Copy out each line of the material in which the word "that" appears.

» **Records to use**

— START —

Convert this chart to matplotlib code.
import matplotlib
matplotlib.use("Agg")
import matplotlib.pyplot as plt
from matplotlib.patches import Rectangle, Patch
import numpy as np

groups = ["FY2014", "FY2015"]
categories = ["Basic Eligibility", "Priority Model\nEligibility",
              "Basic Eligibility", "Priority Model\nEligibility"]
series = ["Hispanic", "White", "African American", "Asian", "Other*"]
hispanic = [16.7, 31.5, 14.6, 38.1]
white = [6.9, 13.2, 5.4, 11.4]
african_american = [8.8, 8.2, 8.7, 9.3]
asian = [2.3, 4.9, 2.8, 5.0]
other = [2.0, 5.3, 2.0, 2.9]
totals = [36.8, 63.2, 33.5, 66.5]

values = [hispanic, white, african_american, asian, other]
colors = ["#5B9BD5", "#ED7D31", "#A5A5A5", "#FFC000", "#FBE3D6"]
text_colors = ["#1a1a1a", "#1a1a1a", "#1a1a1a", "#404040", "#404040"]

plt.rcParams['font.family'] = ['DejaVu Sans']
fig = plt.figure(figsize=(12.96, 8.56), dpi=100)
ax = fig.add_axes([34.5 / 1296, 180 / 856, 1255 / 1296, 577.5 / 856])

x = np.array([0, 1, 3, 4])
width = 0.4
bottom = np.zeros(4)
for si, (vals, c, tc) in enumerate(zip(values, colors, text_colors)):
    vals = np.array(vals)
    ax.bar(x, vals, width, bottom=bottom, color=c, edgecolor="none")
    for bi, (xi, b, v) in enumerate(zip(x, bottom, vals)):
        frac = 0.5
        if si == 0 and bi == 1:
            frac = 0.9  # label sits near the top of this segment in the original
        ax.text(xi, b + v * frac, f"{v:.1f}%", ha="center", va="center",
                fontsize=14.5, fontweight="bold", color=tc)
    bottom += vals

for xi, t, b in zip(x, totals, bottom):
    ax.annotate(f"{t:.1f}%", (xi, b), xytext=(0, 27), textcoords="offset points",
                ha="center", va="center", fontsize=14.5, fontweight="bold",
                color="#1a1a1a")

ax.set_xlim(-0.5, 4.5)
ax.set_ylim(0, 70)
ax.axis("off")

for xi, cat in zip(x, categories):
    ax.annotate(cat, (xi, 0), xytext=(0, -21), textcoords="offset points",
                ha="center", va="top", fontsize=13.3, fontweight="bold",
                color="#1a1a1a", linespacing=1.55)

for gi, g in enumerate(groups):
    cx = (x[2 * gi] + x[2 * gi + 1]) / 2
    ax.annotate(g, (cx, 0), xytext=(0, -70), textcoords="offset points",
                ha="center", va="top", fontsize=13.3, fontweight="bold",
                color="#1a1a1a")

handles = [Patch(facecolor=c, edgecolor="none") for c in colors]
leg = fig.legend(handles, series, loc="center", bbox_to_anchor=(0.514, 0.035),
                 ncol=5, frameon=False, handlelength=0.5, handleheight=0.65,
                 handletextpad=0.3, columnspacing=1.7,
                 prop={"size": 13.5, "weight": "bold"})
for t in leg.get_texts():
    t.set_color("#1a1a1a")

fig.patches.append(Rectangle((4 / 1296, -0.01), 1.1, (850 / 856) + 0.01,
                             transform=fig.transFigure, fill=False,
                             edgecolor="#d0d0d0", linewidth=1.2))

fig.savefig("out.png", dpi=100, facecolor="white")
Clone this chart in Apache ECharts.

— END —
— START —

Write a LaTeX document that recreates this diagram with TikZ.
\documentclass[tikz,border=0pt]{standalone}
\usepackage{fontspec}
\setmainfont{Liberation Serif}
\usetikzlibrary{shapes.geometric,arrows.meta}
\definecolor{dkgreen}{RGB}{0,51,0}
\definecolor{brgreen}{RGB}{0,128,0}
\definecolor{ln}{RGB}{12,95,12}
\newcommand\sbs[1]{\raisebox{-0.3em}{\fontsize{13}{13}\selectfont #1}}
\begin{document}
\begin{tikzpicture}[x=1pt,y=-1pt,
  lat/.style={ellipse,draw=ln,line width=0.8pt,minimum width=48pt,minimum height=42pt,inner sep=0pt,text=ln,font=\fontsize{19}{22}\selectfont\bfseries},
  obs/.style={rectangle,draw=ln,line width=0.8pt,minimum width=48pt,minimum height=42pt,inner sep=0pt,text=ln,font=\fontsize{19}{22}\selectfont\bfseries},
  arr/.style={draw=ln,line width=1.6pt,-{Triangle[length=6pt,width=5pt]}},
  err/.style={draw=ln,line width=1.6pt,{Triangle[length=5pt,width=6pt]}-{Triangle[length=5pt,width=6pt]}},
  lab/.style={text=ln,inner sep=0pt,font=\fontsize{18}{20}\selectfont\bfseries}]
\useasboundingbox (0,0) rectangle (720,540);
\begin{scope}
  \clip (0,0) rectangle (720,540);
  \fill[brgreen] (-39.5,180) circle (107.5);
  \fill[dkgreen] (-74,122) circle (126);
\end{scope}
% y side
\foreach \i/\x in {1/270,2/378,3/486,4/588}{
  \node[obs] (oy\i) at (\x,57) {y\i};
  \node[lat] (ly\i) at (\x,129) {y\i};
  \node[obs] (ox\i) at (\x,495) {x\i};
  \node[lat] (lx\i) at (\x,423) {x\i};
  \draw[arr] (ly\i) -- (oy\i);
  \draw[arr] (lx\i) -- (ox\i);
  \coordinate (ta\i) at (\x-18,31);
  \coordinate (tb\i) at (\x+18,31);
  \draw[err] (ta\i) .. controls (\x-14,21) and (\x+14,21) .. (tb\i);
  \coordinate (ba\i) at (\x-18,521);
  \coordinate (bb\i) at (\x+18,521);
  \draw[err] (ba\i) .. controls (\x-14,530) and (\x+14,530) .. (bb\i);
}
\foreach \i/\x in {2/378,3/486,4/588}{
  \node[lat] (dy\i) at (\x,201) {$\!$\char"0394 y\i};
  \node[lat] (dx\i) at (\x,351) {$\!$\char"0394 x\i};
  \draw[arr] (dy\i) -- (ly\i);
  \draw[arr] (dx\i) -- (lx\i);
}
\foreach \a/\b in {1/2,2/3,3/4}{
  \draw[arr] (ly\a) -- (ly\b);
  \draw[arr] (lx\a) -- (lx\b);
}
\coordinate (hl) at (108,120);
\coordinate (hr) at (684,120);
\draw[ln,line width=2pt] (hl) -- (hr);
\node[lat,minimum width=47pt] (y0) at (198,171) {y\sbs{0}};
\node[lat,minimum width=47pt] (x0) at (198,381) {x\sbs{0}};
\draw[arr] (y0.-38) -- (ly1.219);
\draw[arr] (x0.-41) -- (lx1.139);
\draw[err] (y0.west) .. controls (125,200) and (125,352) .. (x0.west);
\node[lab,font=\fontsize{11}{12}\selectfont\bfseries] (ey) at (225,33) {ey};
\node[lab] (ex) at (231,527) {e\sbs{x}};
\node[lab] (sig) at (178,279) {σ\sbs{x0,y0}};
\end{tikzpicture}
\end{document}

— END —
— START —

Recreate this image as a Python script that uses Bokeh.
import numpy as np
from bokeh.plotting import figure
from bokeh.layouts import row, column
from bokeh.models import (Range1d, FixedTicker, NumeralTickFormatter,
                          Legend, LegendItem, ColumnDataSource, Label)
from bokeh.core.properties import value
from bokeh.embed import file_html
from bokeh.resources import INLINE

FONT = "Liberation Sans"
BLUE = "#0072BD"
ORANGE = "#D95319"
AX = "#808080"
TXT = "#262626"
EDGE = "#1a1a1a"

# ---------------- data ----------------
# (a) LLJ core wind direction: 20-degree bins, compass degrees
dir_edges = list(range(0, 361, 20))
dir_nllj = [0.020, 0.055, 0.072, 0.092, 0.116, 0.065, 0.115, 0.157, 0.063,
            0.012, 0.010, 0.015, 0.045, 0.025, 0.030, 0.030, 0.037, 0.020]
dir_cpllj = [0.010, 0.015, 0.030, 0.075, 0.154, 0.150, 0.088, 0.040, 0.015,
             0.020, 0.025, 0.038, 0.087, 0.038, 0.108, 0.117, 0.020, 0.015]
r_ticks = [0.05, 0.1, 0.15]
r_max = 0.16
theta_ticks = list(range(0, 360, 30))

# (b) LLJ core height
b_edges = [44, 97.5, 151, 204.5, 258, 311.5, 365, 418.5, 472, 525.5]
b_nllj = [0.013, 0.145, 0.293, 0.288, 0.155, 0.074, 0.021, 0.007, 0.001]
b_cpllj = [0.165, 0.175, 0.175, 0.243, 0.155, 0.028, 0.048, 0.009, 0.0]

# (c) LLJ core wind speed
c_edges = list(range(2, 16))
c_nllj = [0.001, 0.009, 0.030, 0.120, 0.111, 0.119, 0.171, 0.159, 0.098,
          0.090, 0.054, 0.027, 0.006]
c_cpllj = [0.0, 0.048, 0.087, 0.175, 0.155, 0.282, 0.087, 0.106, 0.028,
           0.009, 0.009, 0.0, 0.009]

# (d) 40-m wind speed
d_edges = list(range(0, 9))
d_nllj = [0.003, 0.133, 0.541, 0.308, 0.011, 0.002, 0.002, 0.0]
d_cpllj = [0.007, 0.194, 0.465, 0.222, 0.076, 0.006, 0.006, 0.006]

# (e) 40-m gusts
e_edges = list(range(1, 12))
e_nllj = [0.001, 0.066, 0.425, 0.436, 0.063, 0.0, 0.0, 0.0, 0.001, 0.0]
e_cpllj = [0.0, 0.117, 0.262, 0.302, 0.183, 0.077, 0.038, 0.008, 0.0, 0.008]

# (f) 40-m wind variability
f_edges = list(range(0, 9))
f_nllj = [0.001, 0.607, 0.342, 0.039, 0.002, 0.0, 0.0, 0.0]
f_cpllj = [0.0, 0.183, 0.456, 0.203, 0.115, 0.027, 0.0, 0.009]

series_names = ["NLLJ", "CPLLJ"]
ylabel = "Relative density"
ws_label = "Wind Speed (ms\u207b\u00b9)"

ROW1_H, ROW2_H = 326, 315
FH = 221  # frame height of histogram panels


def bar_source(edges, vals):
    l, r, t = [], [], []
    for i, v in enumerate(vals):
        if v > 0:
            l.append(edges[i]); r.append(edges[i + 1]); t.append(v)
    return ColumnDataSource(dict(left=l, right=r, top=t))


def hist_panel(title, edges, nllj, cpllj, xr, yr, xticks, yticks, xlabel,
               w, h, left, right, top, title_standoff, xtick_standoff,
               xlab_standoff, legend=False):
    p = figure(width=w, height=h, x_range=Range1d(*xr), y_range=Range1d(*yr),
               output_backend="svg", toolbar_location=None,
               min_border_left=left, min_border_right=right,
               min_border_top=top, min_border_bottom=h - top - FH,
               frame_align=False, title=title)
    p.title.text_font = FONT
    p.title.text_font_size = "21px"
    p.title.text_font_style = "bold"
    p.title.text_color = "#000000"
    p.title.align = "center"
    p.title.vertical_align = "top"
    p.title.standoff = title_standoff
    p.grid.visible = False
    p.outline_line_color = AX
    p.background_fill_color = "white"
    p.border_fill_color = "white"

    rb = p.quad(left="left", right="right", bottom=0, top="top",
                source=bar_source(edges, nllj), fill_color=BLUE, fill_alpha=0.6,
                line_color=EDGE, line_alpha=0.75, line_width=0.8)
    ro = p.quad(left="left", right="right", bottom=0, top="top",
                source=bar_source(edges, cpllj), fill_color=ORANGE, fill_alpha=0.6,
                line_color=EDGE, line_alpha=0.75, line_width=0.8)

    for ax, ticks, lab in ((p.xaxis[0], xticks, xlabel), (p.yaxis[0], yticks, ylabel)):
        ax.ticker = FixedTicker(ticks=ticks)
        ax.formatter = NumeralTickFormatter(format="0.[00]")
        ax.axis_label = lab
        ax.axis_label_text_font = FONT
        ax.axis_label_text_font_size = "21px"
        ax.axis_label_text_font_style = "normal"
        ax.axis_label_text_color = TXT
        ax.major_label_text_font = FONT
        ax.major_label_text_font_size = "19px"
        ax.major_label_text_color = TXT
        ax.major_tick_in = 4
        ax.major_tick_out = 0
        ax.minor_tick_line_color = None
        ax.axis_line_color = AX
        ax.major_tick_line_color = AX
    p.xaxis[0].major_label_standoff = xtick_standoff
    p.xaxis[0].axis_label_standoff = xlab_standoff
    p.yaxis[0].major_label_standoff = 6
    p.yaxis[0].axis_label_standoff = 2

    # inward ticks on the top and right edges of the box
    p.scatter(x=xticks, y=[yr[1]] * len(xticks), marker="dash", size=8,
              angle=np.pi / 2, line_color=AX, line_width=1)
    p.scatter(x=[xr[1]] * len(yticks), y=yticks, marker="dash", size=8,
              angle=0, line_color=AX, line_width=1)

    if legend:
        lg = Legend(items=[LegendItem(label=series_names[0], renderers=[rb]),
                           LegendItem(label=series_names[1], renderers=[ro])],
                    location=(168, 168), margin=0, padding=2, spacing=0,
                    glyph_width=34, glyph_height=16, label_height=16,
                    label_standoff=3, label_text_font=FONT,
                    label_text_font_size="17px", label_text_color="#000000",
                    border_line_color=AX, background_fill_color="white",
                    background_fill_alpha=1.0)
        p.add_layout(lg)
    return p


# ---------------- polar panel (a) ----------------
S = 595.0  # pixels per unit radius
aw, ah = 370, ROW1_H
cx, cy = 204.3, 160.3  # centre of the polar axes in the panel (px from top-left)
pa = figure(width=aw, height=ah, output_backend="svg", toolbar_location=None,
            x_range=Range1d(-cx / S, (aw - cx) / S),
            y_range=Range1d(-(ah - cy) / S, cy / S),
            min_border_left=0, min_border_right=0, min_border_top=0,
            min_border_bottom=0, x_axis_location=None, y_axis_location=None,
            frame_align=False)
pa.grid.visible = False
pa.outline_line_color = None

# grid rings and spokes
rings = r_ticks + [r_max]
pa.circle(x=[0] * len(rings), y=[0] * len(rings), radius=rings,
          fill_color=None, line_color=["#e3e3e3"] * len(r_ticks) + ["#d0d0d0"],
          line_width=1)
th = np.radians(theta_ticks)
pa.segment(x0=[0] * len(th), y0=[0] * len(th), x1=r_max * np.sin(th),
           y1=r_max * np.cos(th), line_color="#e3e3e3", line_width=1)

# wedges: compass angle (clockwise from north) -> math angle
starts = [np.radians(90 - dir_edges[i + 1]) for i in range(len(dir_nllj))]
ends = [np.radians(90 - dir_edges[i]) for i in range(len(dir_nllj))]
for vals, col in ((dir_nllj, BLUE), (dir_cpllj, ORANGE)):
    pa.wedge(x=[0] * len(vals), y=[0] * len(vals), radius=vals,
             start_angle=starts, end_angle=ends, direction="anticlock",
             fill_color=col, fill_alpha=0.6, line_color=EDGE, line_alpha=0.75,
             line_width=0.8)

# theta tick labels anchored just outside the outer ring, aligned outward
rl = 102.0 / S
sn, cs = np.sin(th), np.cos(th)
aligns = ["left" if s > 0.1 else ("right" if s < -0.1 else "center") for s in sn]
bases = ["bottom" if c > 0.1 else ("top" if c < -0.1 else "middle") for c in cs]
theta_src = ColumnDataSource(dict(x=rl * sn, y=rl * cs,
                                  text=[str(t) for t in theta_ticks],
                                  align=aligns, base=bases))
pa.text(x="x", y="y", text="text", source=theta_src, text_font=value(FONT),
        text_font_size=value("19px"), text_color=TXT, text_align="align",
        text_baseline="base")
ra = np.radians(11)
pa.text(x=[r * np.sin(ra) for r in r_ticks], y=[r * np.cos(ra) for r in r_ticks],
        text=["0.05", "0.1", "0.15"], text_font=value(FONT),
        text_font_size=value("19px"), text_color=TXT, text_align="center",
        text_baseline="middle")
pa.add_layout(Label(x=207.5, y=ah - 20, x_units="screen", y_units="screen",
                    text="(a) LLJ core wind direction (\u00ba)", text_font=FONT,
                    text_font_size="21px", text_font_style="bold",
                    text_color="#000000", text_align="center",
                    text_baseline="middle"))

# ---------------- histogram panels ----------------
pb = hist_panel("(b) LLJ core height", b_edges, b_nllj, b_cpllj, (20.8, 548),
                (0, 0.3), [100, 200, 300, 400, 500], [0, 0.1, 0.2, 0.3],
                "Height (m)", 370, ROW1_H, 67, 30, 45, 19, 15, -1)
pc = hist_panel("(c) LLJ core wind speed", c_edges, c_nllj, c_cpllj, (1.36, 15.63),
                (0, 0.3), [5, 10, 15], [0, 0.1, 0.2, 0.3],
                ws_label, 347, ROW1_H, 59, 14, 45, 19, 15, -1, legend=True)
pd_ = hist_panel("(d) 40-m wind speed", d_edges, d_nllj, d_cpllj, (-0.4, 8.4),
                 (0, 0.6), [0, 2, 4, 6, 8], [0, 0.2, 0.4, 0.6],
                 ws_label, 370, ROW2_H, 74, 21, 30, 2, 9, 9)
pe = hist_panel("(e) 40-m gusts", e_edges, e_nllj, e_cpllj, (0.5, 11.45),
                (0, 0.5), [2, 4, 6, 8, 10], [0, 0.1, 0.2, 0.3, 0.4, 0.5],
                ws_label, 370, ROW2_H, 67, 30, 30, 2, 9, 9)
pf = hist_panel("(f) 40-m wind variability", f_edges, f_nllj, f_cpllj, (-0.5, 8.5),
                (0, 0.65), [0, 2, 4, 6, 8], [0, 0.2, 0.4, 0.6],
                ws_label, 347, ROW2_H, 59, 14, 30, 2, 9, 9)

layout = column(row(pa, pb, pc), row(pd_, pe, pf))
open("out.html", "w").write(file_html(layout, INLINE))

— END —

» **Correct response**
Write a LaTeX document that recreates this diagram with TikZ.
Recreate this image as a Python script that uses Bokeh.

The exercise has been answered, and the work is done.